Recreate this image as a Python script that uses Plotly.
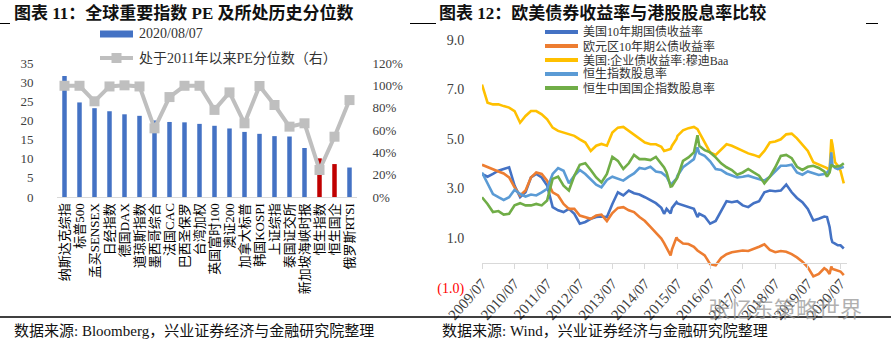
import plotly.graph_objects as go

W, H = 891, 347
SERIF = "Liberation Serif, Noto Sans CJK SC, serif"

# ---------------- Left chart data ----------------
INDEX_NAMES = ["纳斯达克综指", "标普500", "孟买SENSEX", "日经指数", "德国DAX", "道琼斯指数",
               "墨西哥综合", "法国CAC", "巴西圣保罗", "台湾加权", "英国富时100", "澳证200",
               "加拿大标普", "韩国KOSPI", "上证综指", "泰国证交所", "新加坡海峡时报",
               "恒生指数", "恒生国企", "俄罗斯RTSI"]
PE_VALUES = [31.6, 24.7, 23.2, 22.4, 21.6, 21.2, 20.0, 19.6, 19.5, 19.1,
             18.6, 17.9, 17.0, 16.5, 15.9, 15.8, 12.8, 10.1, 8.6, 7.7]
PE_PERCENTILE = [99.6, 99.6, 85.7, 99.0, 100.0, 99.0, 61.5, 89.5, 99.6, 99.6,
                 78.0, 93.7, 66.0, 99.4, 82.4, 63.0, 66.0, 24.2, 54.0, 86.8]
HIGHLIGHT = ["恒生指数", "恒生国企"]
PE_LABEL = "2020/08/07"
PCT_LABEL = "处于2011年以来PE分位数（右）"

# ---------------- Right chart data ----------------
DATES = [
    "2009-07-01", "2009-09-01", "2009-11-01",
    "2010-01-01", "2010-03-01", "2010-05-01", "2010-07-01", "2010-09-01", "2010-11-01",
    "2011-01-01", "2011-03-01", "2011-05-01", "2011-07-01", "2011-09-01", "2011-11-01",
    "2012-01-01", "2012-03-01", "2012-05-01", "2012-07-01", "2012-09-01", "2012-11-01",
    "2013-01-01", "2013-03-01", "2013-05-01", "2013-07-01", "2013-09-01", "2013-11-01",
    "2014-01-01", "2014-03-01", "2014-05-01", "2014-07-01", "2014-09-01", "2014-11-01",
    "2015-01-01", "2015-02-01", "2015-03-01", "2015-04-15", "2015-05-01", "2015-06-20", "2015-07-01", "2015-09-01", "2015-11-01",
    "2016-01-01", "2016-02-10", "2016-03-01", "2016-05-01", "2016-07-01", "2016-09-01", "2016-11-01",
    "2017-01-01", "2017-03-01", "2017-05-01", "2017-07-01", "2017-09-01", "2017-11-01",
    "2018-01-01", "2018-03-01", "2018-05-01", "2018-07-01", "2018-09-01", "2018-11-01",
    "2019-01-01", "2019-03-01", "2019-05-01", "2019-07-01", "2019-09-01", "2019-11-01",
    "2020-01-01", "2020-02-01", "2020-03-01", "2020-03-20", "2020-04-01", "2020-05-01", "2020-06-01", "2020-07-01", "2020-08-07",
]
US_10Y = [
    3.59, 3.48, 3.59,
    3.72, 3.79, 3.86, 3.12, 2.65, 2.85,
    3.45, 3.59, 3.45, 3.12, 2.25, 2.12,
    2.05, 2.18, 1.98, 1.58, 1.65, 1.78,
    1.85, 1.87, 1.85, 2.38, 2.85, 2.72,
    2.92, 2.81, 2.76, 2.65, 2.54, 2.41,
    2.22, 1.98, 2.18, 2.00, 2.22, 2.45, 2.40, 2.32, 2.25,
    2.18, 1.85, 1.98, 1.87, 1.58, 1.69, 2.12,
    2.49, 2.45, 2.49, 2.32, 2.25, 2.41,
    2.49, 2.85, 2.92, 2.89, 2.92, 3.16,
    2.85, 2.62, 2.45, 2.18, 1.71, 1.78,
    1.87, 1.85, 1.45, 0.98, 0.84, 0.78, 0.71, 0.71, 0.58,
]
EURO_10Y = [
    3.96, 3.86, 3.79,
    3.69, 3.61, 3.45, 3.05, 2.72, 2.92,
    3.45, 3.65, 3.59, 3.32, 2.85, 2.72,
    2.38, 2.18, 2.18, 1.91, 1.85, 1.78,
    1.91, 1.95, 1.69, 2.01, 2.22, 2.25,
    2.12, 2.05, 1.85, 1.69, 1.45, 1.20,
    0.98, 0.80, 0.60, 0.30, 0.55, 1.03, 0.95, 0.78, 0.76,
    0.65, 0.50, 0.45, 0.30, -0.05, -0.10, 0.20,
    0.35, 0.43, 0.45, 0.50, 0.48, 0.55,
    0.65, 0.75, 0.52, 0.43, 0.48, 0.45,
    0.35, 0.22, 0.05, -0.18, -0.55, -0.45,
    -0.22, -0.30, -0.45, -0.15, -0.25, -0.28, -0.30, -0.35, -0.50,
]
US_BAA = [
    7.20, 6.47, 6.40,
    6.40, 6.33, 6.27, 6.13, 5.66, 5.93,
    6.13, 6.13, 6.00, 5.80, 5.46, 5.33,
    5.26, 5.19, 5.13, 4.99, 4.86, 4.52,
    4.73, 4.80, 4.73, 5.26, 5.46, 5.49,
    5.33, 5.17, 5.03, 4.86, 4.79, 4.79,
    4.69, 4.52, 4.55, 4.60, 4.73, 5.00, 5.13, 5.35, 5.44,
    5.49, 5.40, 5.26, 4.86, 4.46, 4.36, 4.59,
    4.79, 4.73, 4.63, 4.50, 4.42, 4.36,
    4.28, 4.52, 4.86, 4.90, 4.99, 5.19,
    5.22, 5.03, 4.79, 4.52, 4.06, 3.96,
    3.88, 3.83, 3.72, 4.99, 4.79, 4.06, 3.92, 3.72, 3.21,
]
HSI_DY = [
    3.65, 3.19, 2.78,
    2.65, 2.54, 2.65, 2.95, 2.78, 2.68,
    2.76, 2.72, 2.85, 2.99, 3.59, 3.83,
    3.72, 3.21, 3.52, 3.75, 3.59, 3.39,
    3.16, 3.05, 3.35, 3.48, 3.39, 3.32,
    3.48, 3.61, 3.83, 3.79, 3.88, 3.69,
    3.65, 3.55, 3.48, 3.15, 3.21, 3.40, 3.52, 3.86, 4.02,
    4.19, 4.66, 4.42, 4.32, 4.10, 3.79, 3.75,
    3.61, 3.52, 3.45, 3.48, 3.52, 3.45,
    3.39, 3.32, 3.48, 3.72, 3.92, 3.92,
    3.96, 3.65, 3.56, 3.69, 3.61, 3.55,
    3.59, 3.65, 3.75, 4.46, 3.96, 3.83, 3.79, 3.83, 3.88,
]
HSCEI_DY = [
    2.65, 2.38, 2.05,
    2.09, 1.95, 1.98, 2.32, 2.41, 2.32,
    2.32, 2.38, 2.32, 2.52, 3.39, 3.48,
    3.12, 2.92, 3.52, 3.96, 4.02, 3.75,
    3.45, 3.25, 3.59, 4.28, 4.12, 3.79,
    4.02, 4.36, 4.19, 4.19, 4.15, 4.28,
    4.02, 3.85, 3.65, 3.08, 3.10, 3.35, 3.45, 4.12, 4.26,
    4.46, 5.15, 4.73, 4.55, 4.46, 4.26, 4.02,
    3.86, 3.75, 3.56, 3.65, 3.79, 3.65,
    3.52, 3.21, 3.48, 3.86, 4.32, 4.36,
    4.23, 3.88, 3.75, 3.88, 3.92, 3.83,
    3.69, 3.48, 3.65, 3.96, 3.92, 3.88, 3.91, 3.92, 4.02,
]
SERIES_NAMES = ["美国10年期国债收益率", "欧元区10年期公债收益率", "美国:企业债收益率:穆迪Baa",
                "恒生指数股息率", "恒生中国国企指数股息率"]
SERIES_VALUES = [US_10Y, EURO_10Y, US_BAA, HSI_DY, HSCEI_DY]
SERIES_COLORS = ["#4472C4", "#ED7D31", "#FFC000", "#5B9BD5", "#70AD47"]
XTICK_TEXT = ["2009/07", "2010/07", "2011/07", "2012/07", "2013/07", "2014/07",
              "2015/07", "2016/07", "2017/07", "2018/07", "2019/07", "2020/07"]
YTICKS_R = [-1, 1, 3, 5, 7, 9]

TITLE_L = "图表 11：全球重要指数 PE 及所处历史分位数"
TITLE_R = "图表 12：欧美债券收益率与港股股息率比较"
SOURCE_L = "数据来源: Bloomberg，兴业证券经济与金融研究院整理"
SOURCE_R = "数据来源: Wind，兴业证券经济与金融研究院整理"
WATERMARK = "张忆东策略世界"


def px(x):
    return x / W


def py(y):
    return 1 - y / H


BLUE = "#4472C4"
RED = "#C00000"
GRAY = "#BFBFBF"

fig = go.Figure()

bar_colors = [RED if n in HIGHLIGHT else BLUE for n in INDEX_NAMES]
fig.add_trace(go.Bar(x=INDEX_NAMES, y=PE_VALUES, width=0.3, name=PE_LABEL,
                     marker=dict(color=bar_colors, line=dict(width=0)),
                     showlegend=False, xaxis="x", yaxis="y"))
fig.add_trace(go.Scatter(x=INDEX_NAMES, y=[v / 100 for v in PE_PERCENTILE], name=PCT_LABEL,
                         mode="lines+markers", line=dict(color=GRAY, width=4),
                         marker=dict(symbol="square", size=10, color=GRAY),
                         showlegend=False, xaxis="x", yaxis="y2"))

for name, vals, color in zip(SERIES_NAMES, SERIES_VALUES, SERIES_COLORS):
    fig.add_trace(go.Scatter(x=DATES, y=vals, name=name, mode="lines",
                             line=dict(color=color, width=2.6),
                             showlegend=False, xaxis="x2", yaxis="y3"))

# geometry (pixel boxes of the two plot areas)
L_BOX = (57, 357, 197, 63)
R_BOX = (482, 847, 287.6, 40)
R_YMIN, R_YMAX = YTICKS_R[0], YTICKS_R[-1]
r_dom = [py(R_BOX[2]), py(R_BOX[3])]
x2_pos = r_dom[0] + (0 - R_YMIN) / (R_YMAX - R_YMIN) * (r_dom[1] - r_dom[0])

xtick_vals = [t.replace("/", "-") + "-01" for t in XTICK_TEXT]
ytick_text_r = [f"{v:.1f}" if v >= 0 else f'<span style="color:#FF0000">({abs(v):.1f})</span>'
                for v in YTICKS_R]

tickfont = dict(family=SERIF, size=13, color="#404040")
clear = "rgba(0,0,0,0)"

fig.update_layout(
    width=W, height=H, autosize=False,
    margin=dict(l=0, r=0, t=0, b=0, pad=0, autoexpand=False),
    paper_bgcolor="white", plot_bgcolor="white",
    showlegend=False,
    xaxis=dict(domain=[px(L_BOX[0]), px(L_BOX[1])], anchor="y", type="category",
               range=[-0.5, len(INDEX_NAMES) - 0.5], tickmode="linear", tick0=0, dtick=1,
               showline=True, linecolor="#D9D9D9", linewidth=1, ticks="",
               tickangle=-90, tickfont=dict(family=SERIF, size=13, color="#000000"),
               showgrid=False, zeroline=False, automargin=False),
    yaxis=dict(domain=[py(L_BOX[2]), py(L_BOX[3])], anchor="x", range=[0, 35], dtick=5, tick0=0,
               showgrid=False, zeroline=False, showline=False, automargin=False,
               ticks="outside", ticklen=20, tickcolor=clear, tickfont=tickfont),
    yaxis2=dict(overlaying="y", side="right", anchor="x", range=[0, 1.2], dtick=0.2, tick0=0,
                tickformat=".0%", showgrid=False, zeroline=False, showline=False, automargin=False,
                ticks="outside", ticklen=12, tickcolor=clear, tickfont=tickfont),
    xaxis2=dict(domain=[px(R_BOX[0]), px(R_BOX[1])], anchor="free", position=x2_pos,
                type="date", range=["2009-07-01", "2020-09-12"],
                tickmode="array", tickvals=xtick_vals, ticktext=XTICK_TEXT, tickangle=-48,
                ticks="outside", ticklen=5, tickcolor="#D9D9D9",
                showline=True, linecolor="#D9D9D9", linewidth=1,
                showgrid=False, zeroline=False, automargin=False,
                tickfont=dict(family=SERIF, size=15, color="#404040")),
    yaxis3=dict(domain=r_dom, anchor="x2", range=[R_YMIN, R_YMAX],
                tickmode="array", tickvals=YTICKS_R, ticktext=ytick_text_r,
                showgrid=False, zeroline=False, showline=False, automargin=False,
                ticks="outside", ticklen=14, tickcolor=clear,
                tickfont=dict(family=SERIF, size=14, color="#404040")),
)

shapes = []
annotations = []

# titles
for txt, x in ((TITLE_L, 12), (TITLE_R, 437)):
    annotations.append(dict(text=f"<b>{txt}</b>", x=px(x), y=py(13), xref="paper", yref="paper",
                            xanchor="left", yanchor="middle", showarrow=False,
                            font=dict(family=SERIF, size=17, color="#111111")))
# sources
for txt, x in ((SOURCE_L, 12), (SOURCE_R, 440)):
    annotations.append(dict(text=txt, x=px(x), y=py(330), xref="paper", yref="paper",
                            xanchor="left", yanchor="middle", showarrow=False,
                            font=dict(family=SERIF, size=15, color="#111111")))

# left legend
shapes.append(dict(type="rect", xref="paper", yref="paper", x0=px(100), x1=px(133),
                   y0=py(37.5), y1=py(30.5), fillcolor=BLUE, line=dict(width=0)))
shapes.append(dict(type="line", xref="paper", yref="paper", x0=px(100), x1=px(133),
                   y0=py(58), y1=py(58), line=dict(color=GRAY, width=4)))
shapes.append(dict(type="rect", xref="paper", yref="paper", x0=px(111.5), x1=px(121.5),
                   y0=py(63), y1=py(53), fillcolor=GRAY, line=dict(width=0)))
for txt, y in ((PE_LABEL, 34), (PCT_LABEL, 58)):
    annotations.append(dict(text=txt, x=px(137), y=py(y), xref="paper", yref="paper",
                            xanchor="left", yanchor="middle", showarrow=False,
                            font=dict(family=SERIF, size=14, color="#333333")))

# right legend
for i, (name, color) in enumerate(zip(SERIES_NAMES, SERIES_COLORS)):
    y = 32 + 14 * i
    shapes.append(dict(type="line", xref="paper", yref="paper", x0=px(545), x1=px(578),
                       y0=py(y), y1=py(y), line=dict(color=color, width=4)))
    annotations.append(dict(text=name, x=px(582), y=py(y), xref="paper", yref="paper",
                            xanchor="left", yanchor="middle", showarrow=False, borderpad=0,
                            font=dict(family=SERIF, size=12, color="#333333")))

# watermark
annotations.append(dict(text=WATERMARK, x=px(785), y=py(307), xref="paper", yref="paper",
                        xanchor="center", yanchor="middle", showarrow=False,
                        font=dict(family="Noto Sans CJK SC", size=22, color="rgba(150,150,150,0.75)")))

# page rules
shapes.append(dict(type="line", xref="paper", yref="paper", x0=0, x1=1, y0=py(317), y1=py(317),
                   line=dict(color="#000000", width=1.3)))
for x0, x1 in ((0, 10), (410, 436), (866, 878)):
    shapes.append(dict(type="line", xref="paper", yref="paper", x0=px(x0), x1=px(x1),
                       y0=py(23.5), y1=py(23.5), line=dict(color="#000000", width=1)))

fig.update_layout(shapes=shapes, annotations=annotations)

fig.write_html("out.html")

================

◆ **DO THIS**: Leave the pictures out and please restate exactly the lines running from the start of the material through the one with "Serif, Noto Sans".

◆ **ANSWER FOR THE TASK**:
Recreate this image as a Python script that uses Plotly.
import plotly.graph_objects as go

W, H = 891, 347
SERIF = "Liberation Serif, Noto Sans CJK SC, serif"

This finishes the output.